> **GOAL**: From the first line of the data below through the line holding "ax.set_xlabel('Expectation error (percentage", output each line exactly and leave the pictures out.

> **SUPPLIED DATA**:
□ □ □

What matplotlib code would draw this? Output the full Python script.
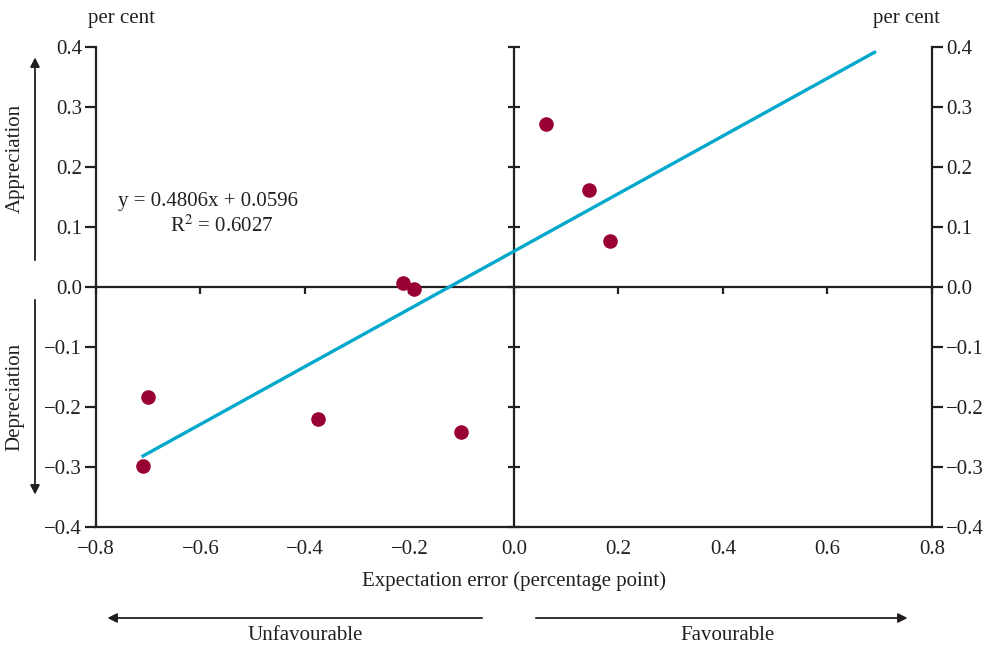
import numpy as np
import matplotlib.pyplot as plt
from matplotlib.markers import TICKDOWN

plt.rcParams['font.family'] = ['Liberation Serif', 'DejaVu Serif']
plt.rcParams['mathtext.fontset'] = 'stix'

# expectation error (percentage point) vs exchange rate move (per cent)
exp_error = [0.061, 0.144, 0.184, -0.212, -0.191, -0.700, -0.710, -0.375, -0.101]
fx_move = [0.272, 0.162, 0.077, 0.007, -0.003, -0.183, -0.298, -0.220, -0.242]
slope = 0.4806
intercept = 0.0596
r2 = 0.6027
fit_x = [-0.71, 0.69]
yticks = [-0.4, -0.3, -0.2, -0.1, 0.0, 0.1, 0.2, 0.3, 0.4]
xticks = [-0.8, -0.6, -0.4, -0.2, 0.0, 0.2, 0.4, 0.6, 0.8]


def fmt(v):
    return f'{v:.1f}'.replace('-', '\u2212') if v < 0 else f'{v:.1f}'


ink = '#231f20'
fs = 15
fig = plt.figure(figsize=(9.95, 6.48), dpi=100)
ax = fig.add_axes([96/995, 1-527/648, (932-96)/995, (527-47)/648])

ax.set_xlim(-0.8, 0.8)
ax.set_ylim(-0.4, 0.4)
ax.spines['top'].set_visible(False)
for s in ['left', 'right', 'bottom']:
    ax.spines[s].set_linewidth(1.6)
    ax.spines[s].set_color(ink)

ax.set_yticks(yticks)
ax.set_yticklabels([fmt(v) for v in yticks])
ax.yaxis.set_ticks_position('both')
ax.tick_params(axis='y', which='both', direction='out', length=8, width=1.6, color=ink,
               labelsize=fs, labelright=True, pad=2, labelcolor=ink)
ax.set_xticks(xticks)
ax.set_xticklabels([fmt(v) for v in xticks])
ax.tick_params(axis='x', length=0, labelsize=fs, pad=9, labelcolor=ink)
ax.set_xlabel('Expectation error (percentage point)', fontsize=fs, color=ink, labelpad=9)

# zero lines, with tick marks hanging off them
ax.axhline(0, color=ink, lw=1.6, zorder=2)
ax.axvline(0, color=ink, lw=1.6, zorder=2)
ax.plot(xticks, [0]*len(xticks), ls='none', marker=TICKDOWN, ms=5, mew=1.6,
        color=ink, zorder=2, clip_on=False)
ax.plot([0]*len(yticks), yticks, ls='none', marker='_', ms=9, mew=1.6,
        color=ink, zorder=2, clip_on=False)

fx = np.array(fit_x)
ax.plot(fx, slope*fx + intercept, color='#00a8cc', lw=2.4, zorder=3)
ax.scatter(exp_error, fx_move, s=110, color='#990033', zorder=4, linewidths=0)

ax.text(-0.586, 0.143, f'y = {slope}x + {intercept}', fontsize=fs, ha='center', va='center', color=ink)
ax.text(-0.559, 0.102, r'R$^2$' + f' = {r2}', fontsize=fs, ha='center', va='center', color=ink)

fig.text(122/995, 1-18/648, 'per cent', fontsize=fs, ha='center', va='center', color=ink)
fig.text(907/995, 1-18/648, 'per cent', fontsize=fs, ha='center', va='center', color=ink)

# direction arrows around the chart
arr = dict(arrowstyle='-|>', color=ink, lw=1.0, mutation_scale=14)
fig.add_artist(plt.annotate('', xy=(35/995, 1-55/648), xytext=(35/995, 1-263/648),
                            xycoords='figure fraction', arrowprops=arr))
fig.add_artist(plt.annotate('', xy=(35/995, 1-497/648), xytext=(35/995, 1-297/648),
                            xycoords='figure fraction', arrowprops=arr))
fig.add_artist(plt.annotate('', xy=(105/995, 1-618/648), xytext=(485/995, 1-618/648),
                            xycoords='figure fraction', arrowprops=arr))
fig.add_artist(plt.annotate('', xy=(910/995, 1-618/648), xytext=(533/995, 1-618/648),
                            xycoords='figure fraction', arrowprops=arr))
fig.text(15/995, 1-158/648, 'Appreciation', rotation=90, fontsize=fs, ha='center', va='center', color=ink)
fig.text(15/995, 1-397/648, 'Depreciation', rotation=90, fontsize=fs, ha='center', va='center', color=ink)
fig.text(305/995, 1-636/648, 'Unfavourable', fontsize=fs, ha='center', va='center', color=ink)
fig.text(728/995, 1-636/648, 'Favourable', fontsize=fs, ha='center', va='center', color=ink)

fig.savefig('out.png', dpi=100)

□ □ □

> **WRITTEN ANSWER**:
What matplotlib code would draw this? Output the full Python script.
import numpy as np
import matplotlib.pyplot as plt
from matplotlib.markers import TICKDOWN

plt.rcParams['font.family'] = ['Liberation Serif', 'DejaVu Serif']
plt.rcParams['mathtext.fontset'] = 'stix'

# expectation error (percentage point) vs exchange rate move (per cent)
exp_error = [0.061, 0.144, 0.184, -0.212, -0.191, -0.700, -0.710, -0.375, -0.101]
fx_move = [0.272, 0.162, 0.077, 0.007, -0.003, -0.183, -0.298, -0.220, -0.242]
slope = 0.4806
intercept = 0.0596
r2 = 0.6027
fit_x = [-0.71, 0.69]
yticks = [-0.4, -0.3, -0.2, -0.1, 0.0, 0.1, 0.2, 0.3, 0.4]
xticks = [-0.8, -0.6, -0.4, -0.2, 0.0, 0.2, 0.4, 0.6, 0.8]


def fmt(v):
    return f'{v:.1f}'.replace('-', '\u2212') if v < 0 else f'{v:.1f}'


ink = '#231f20'
fs = 15
fig = plt.figure(figsize=(9.95, 6.48), dpi=100)
ax = fig.add_axes([96/995, 1-527/648, (932-96)/995, (527-47)/648])

ax.set_xlim(-0.8, 0.8)
ax.set_ylim(-0.4, 0.4)
ax.spines['top'].set_visible(False)
for s in ['left', 'right', 'bottom']:
    ax.spines[s].set_linewidth(1.6)
    ax.spines[s].set_color(ink)

ax.set_yticks(yticks)
ax.set_yticklabels([fmt(v) for v in yticks])
ax.yaxis.set_ticks_position('both')
ax.tick_params(axis='y', which='both', direction='out', length=8, width=1.6, color=ink,
               labelsize=fs, labelright=True, pad=2, labelcolor=ink)
ax.set_xticks(xticks)
ax.set_xticklabels([fmt(v) for v in xticks])
ax.tick_params(axis='x', length=0, labelsize=fs, pad=9, labelcolor=ink)
ax.set_xlabel('Expectation error (percentage point)', fontsize=fs, color=ink, labelpad=9)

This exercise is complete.